タイトルは「新選組!」ですが、あくまで局長の近藤勇の生涯をえがくドラマということで。まだ新選組にはなっていませんが、これからもまだかかりそうでございます。

この12話までの感想としては、当時どんなことがあったのかを説明してくれているところはとても分かりやすかったです。そこに近藤さんはたぶん関わっていないだろうなぁということにも、関わっているようで。坂本龍馬桂小五郎佐久間象山とも所縁が深かった…というのは、ちょっと、んー…ではありますが。

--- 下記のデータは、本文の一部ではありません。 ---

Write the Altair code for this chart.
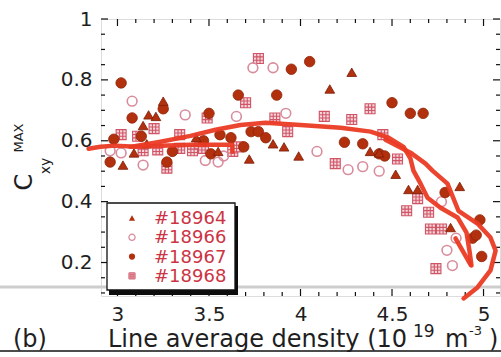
import altair as alt
import pandas as pd

# Maximum cross-correlation C_xy^MAX versus line-averaged density, four shots
shots = ["#18964", "#18966", "#18967", "#18968"]

s18964_x = [3.25, 3.17, 3.21, 3.14, 3.03, 3.09, 3.16, 3.43, 3.55, 3.72, 3.85, 3.91, 3.99,
            4.16, 4.28, 4.38, 4.43, 4.52, 4.59, 4.64, 4.87, 4.82]
s18964_y = [0.73, 0.685, 0.68, 0.65, 0.52, 0.56, 0.59, 0.61, 0.565, 0.54, 0.59, 0.58, 0.55,
            0.77, 0.825, 0.565, 0.56, 0.49, 0.44, 0.44, 0.45, 0.315]

s18966_x = [3.08, 3.37, 3.65, 3.74, 3.85, 3.92, 2.96, 3.02, 3.14, 3.48, 3.55, 3.58, 4.09,
            4.26, 4.34, 4.43, 4.77, 4.85, 4.80, 4.83]
s18966_y = [0.73, 0.685, 0.68, 0.84, 0.84, 0.69, 0.567, 0.56, 0.52, 0.535, 0.53, 0.55, 0.565,
            0.505, 0.515, 0.50, 0.40, 0.28, 0.24, 0.19]

s18967_x = [3.02, 3.25, 3.08, 3.50, 3.66, 3.87, 3.95, 4.05, 4.50, 4.60, 4.67, 2.96, 3.27,
            2.98, 3.13, 3.30, 3.47, 3.51, 3.56, 3.62, 3.69, 3.73, 3.77, 3.81, 4.24, 4.34,
            4.43, 4.46, 4.79, 4.98, 4.94, 4.96, 4.99]
s18967_y = [0.79, 0.705, 0.675, 0.69, 0.75, 0.75, 0.835, 0.86, 0.725, 0.69, 0.69, 0.53, 0.53,
            0.605, 0.615, 0.565, 0.60, 0.557, 0.62, 0.61, 0.58, 0.63, 0.63, 0.61, 0.595, 0.59,
            0.557, 0.55, 0.43, 0.34, 0.28, 0.29, 0.22]

s18968_x = [3.20, 3.02, 3.11, 3.34, 3.14, 3.22, 3.34, 3.41, 3.45, 3.47, 3.27, 3.49, 3.70,
            3.63, 3.66, 3.77, 3.86, 3.93, 4.13, 4.28, 4.38, 4.45, 4.53, 4.19, 4.64, 4.58,
            4.70, 4.71, 4.77, 4.74]
s18968_y = [0.64, 0.62, 0.615, 0.62, 0.567, 0.57, 0.575, 0.567, 0.59, 0.575, 0.51, 0.675, 0.725,
            0.565, 0.58, 0.87, 0.675, 0.63, 0.68, 0.67, 0.705, 0.62, 0.54, 0.525, 0.41, 0.37,
            0.365, 0.31, 0.31, 0.18]

# Hand-drawn red trend strokes over the scatter
stroke1_x = [2.842, 2.907, 2.989, 3.098, 3.235, 3.399, 3.536, 3.628, 3.628]
stroke1_y = [0.574, 0.580, 0.584, 0.580, 0.584, 0.587, 0.587, 0.587, 0.564]
stroke2_x = [3.071, 3.235, 3.399, 3.536, 3.672, 3.809, 4.000, 4.219, 4.383, 4.481, 4.563,
             4.601, 4.617, 4.656, 4.694, 4.765, 4.858, 4.907, 4.923, 4.934]
stroke2_y = [0.580, 0.597, 0.616, 0.636, 0.652, 0.659, 0.652, 0.643, 0.630, 0.610, 0.580,
             0.541, 0.502, 0.459, 0.413, 0.380, 0.348, 0.298, 0.239, 0.190]
stroke3_x = [4.847, 4.929]
stroke3_y = [0.279, 0.193]
stroke4_x = [4.464, 4.601, 4.683, 4.721, 4.803, 4.863, 4.967, 5.038, 5.066, 5.038, 4.967, 4.891]
stroke4_y = [0.603, 0.561, 0.525, 0.502, 0.459, 0.370, 0.328, 0.282, 0.239, 0.174, 0.118, 0.082]

x_labels = [3, 3.5, 4, 4.5, 5]
y_labels = [0.2, 0.4, 0.6, 0.8, 1]
x_minor = [3.1, 3.2, 3.3, 3.4, 3.6, 3.7, 3.8, 3.9, 4.1, 4.2, 4.3, 4.4, 4.6, 4.7, 4.8, 4.9]
y_minor = [0.1, 0.15, 0.25, 0.3, 0.35, 0.45, 0.5, 0.55, 0.65, 0.7, 0.75, 0.85, 0.9, 0.95]

W, H = 399, 277
FONT = "DejaVu Sans"
RED = "#ea3a24"
DARK = "#b3300f"
PINK = "#d98c9c"
GRID_SQ = "M-1,-1H1V1H-1Z M-1,-0.33H1 M-1,0.33H1 M-0.33,-1V1 M0.33,-1V1"

X = alt.X("x:Q", scale=alt.Scale(domain=[2.91, 5.09], nice=False, zero=False),
          axis=alt.Axis(values=x_labels, format="~g", ticks=False, domain=False, grid=False,
                        labelFont=FONT, labelFontSize=20, labelColor="#1e1e1e",
                        labelPadding=8, title=None))
Y = alt.Y("y:Q", scale=alt.Scale(domain=[0.09, 1.0], nice=False, zero=False),
          axis=alt.Axis(values=y_labels, format="~g", ticks=False, domain=False, grid=False,
                        labelFont=FONT, labelFontSize=20, labelColor="#1e1e1e",
                        labelPadding=9, title=None))


def pts(xs, ys):
    return pd.DataFrame({"x": xs, "y": ys})


one = pd.DataFrame({"a": [0]})

tri = alt.Chart(pts(s18964_x, s18964_y)).mark_point(
    shape="triangle-up", filled=True, size=95, color=DARK, stroke="#7a1e08", strokeWidth=0.8,
    opacity=1).encode(x=X, y=Y)
ocirc = alt.Chart(pts(s18966_x, s18966_y)).mark_point(
    shape="circle", filled=False, size=95, color=PINK, strokeWidth=1.6, opacity=1).encode(x=X, y=Y)
fcirc = alt.Chart(pts(s18967_x, s18967_y)).mark_point(
    shape="circle", filled=True, size=110, color=DARK, stroke="#8e2408", strokeWidth=0.8,
    opacity=1).encode(x=X, y=Y)
sq = alt.Chart(pts(s18968_x, s18968_y)).mark_point(
    shape=GRID_SQ, filled=True, size=100, fill="#f6d6da", stroke="#cf5466", strokeWidth=1.1,
    opacity=1).encode(x=X, y=Y)

strokes = []
for i, (sx, sy) in enumerate([(stroke1_x, stroke1_y), (stroke2_x, stroke2_y),
                              (stroke3_x, stroke3_y), (stroke4_x, stroke4_y)]):
    strokes.append(pd.DataFrame({"x": sx, "y": sy, "k": range(len(sx)), "s": i}))
red = alt.Chart(pd.concat(strokes)).mark_line(
    color=RED, strokeWidth=4.5, strokeCap="round", strokeJoin="round", opacity=0.95
).encode(x=X, y=Y, detail="s:N", order="k:Q")


# inward tick marks on all four sides
def xticks(vals, ln):
    d = pd.DataFrame({"x": vals})
    b = alt.Chart(d).mark_rule(color="#111", strokeWidth=1.2).encode(
        x=X, y=alt.value(H), y2=alt.value(H - ln))
    t = alt.Chart(d).mark_rule(color="#111", strokeWidth=1.2).encode(
        x=X, y=alt.value(0), y2=alt.value(ln))
    return [b, t]


def yticks(vals, ln):
    d = pd.DataFrame({"y": vals})
    l = alt.Chart(d).mark_rule(color="#111", strokeWidth=1.2).encode(
        y=Y, x=alt.value(0), x2=alt.value(ln))
    r = alt.Chart(d).mark_rule(color="#111", strokeWidth=1.2).encode(
        y=Y, x=alt.value(W), x2=alt.value(W - ln))
    return [l, r]


ticks = xticks(x_labels, 7) + xticks(x_minor, 4) + yticks(y_labels, 7) + yticks(y_minor, 4)

# scan lines across the page
grey = alt.Chart(one).mark_rule(color="#cdcdcd", strokeWidth=3).encode(
    x=alt.value(-101), x2=alt.value(W + 2), y=alt.value(268))
under = alt.Chart(one).mark_rule(color="#111", strokeWidth=1.5).encode(
    x=alt.value(-101), x2=alt.value(W + 2), y=alt.value(332))

# legend box with shadow
shadow = alt.Chart(one).mark_rect(color="#0d0d0d").encode(
    x=alt.value(8), x2=alt.value(137), y=alt.value(187), y2=alt.value(276))
box = alt.Chart(one).mark_rect(fill="white", stroke="#111", strokeWidth=1.3).encode(
    x=alt.value(6), x2=alt.value(134), y=alt.value(184), y2=alt.value(271))
leg = [shadow, box]
leg_styles = [
    dict(shape="triangle-up", filled=True, color=DARK),
    dict(shape="circle", filled=False, color=PINK, strokeWidth=1.3),
    dict(shape="circle", filled=True, color=DARK),
    dict(shape=GRID_SQ, filled=True, fill="#f6d6da", stroke="#cf5466", strokeWidth=0.9),
]
for i, name in enumerate(shots):
    yy = 199 + i * 19.3
    leg.append(alt.Chart(one).mark_point(size=38, opacity=1, **leg_styles[i]).encode(
        x=alt.value(31), y=alt.value(yy)))
    leg.append(alt.Chart(pd.DataFrame({"t": [name]})).mark_text(
        font=FONT, fontSize=18, color="#cc3444", align="left", baseline="middle").encode(
        x=alt.value(53), y=alt.value(yy + 1), text="t:N"))


def label(txt, x, y, size, angle=0, align="left", baseline="alphabetic"):
    kw = dict(font=FONT, fontSize=size, color="#1e1e1e", align=align, baseline=baseline)
    if angle:
        kw["angle"] = angle
    return alt.Chart(pd.DataFrame({"t": [txt]})).mark_text(**kw).encode(
        x=alt.value(x), y=alt.value(y), text="t:N")


texts = [
    label("Line average density (10", 7, 328, 24),
    label("19", 312, 318, 17),
    label("m", 344, 328, 24),
    label("-3", 368, 316, 13),
    label(")", 388, 328, 24),
    label("(b)", -88, 328, 24),
    label("C", -76, 163, 24, angle=270, align="center", baseline="middle"),
    label("xy", -55, 147, 14, angle=270, align="center", baseline="middle"),
    label("MAX", -82, 119, 13, angle=270, align="center", baseline="middle"),
]

chart = alt.layer(
    grey, *ticks, sq, ocirc, fcirc, tri, red, *leg, under, *texts
).properties(
    width=W, height=H, autosize="none",
    padding={"left": 101, "top": 19, "right": 1, "bottom": 61},
).configure_view(stroke="#111", strokeWidth=1.5).configure(background="white")

chart.save("out.html", embed_options={"renderer": "svg", "actions": False})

新選組の史実をなぞると言うよりは、史実の骨組みだけを持ってきて、それ以外はオリジナリティ満載でお送りします!といった印象でした。ま、実際のところは当事者以外はどんなことがあったかなんてわかりませんからね。これはこれでありだと思います。

よもやま話

今、関東に住んでいるのも何かの縁ですから、関東の新選組所縁の地もめぐりたいなぁなんて思いながら実践できていない今日この頃。それに来年のお正月付近で帰省した時も、京都の西本願寺壬生寺に行きたいなぁなんて考えています。

思えば、当時は数日かけていた東京-京都間も今では数時間。便利になったもんだなぁ。

はてさて12話でも結構なボリュームになってしまいましたが、ラストまで頑張って綴っていきたいと思います!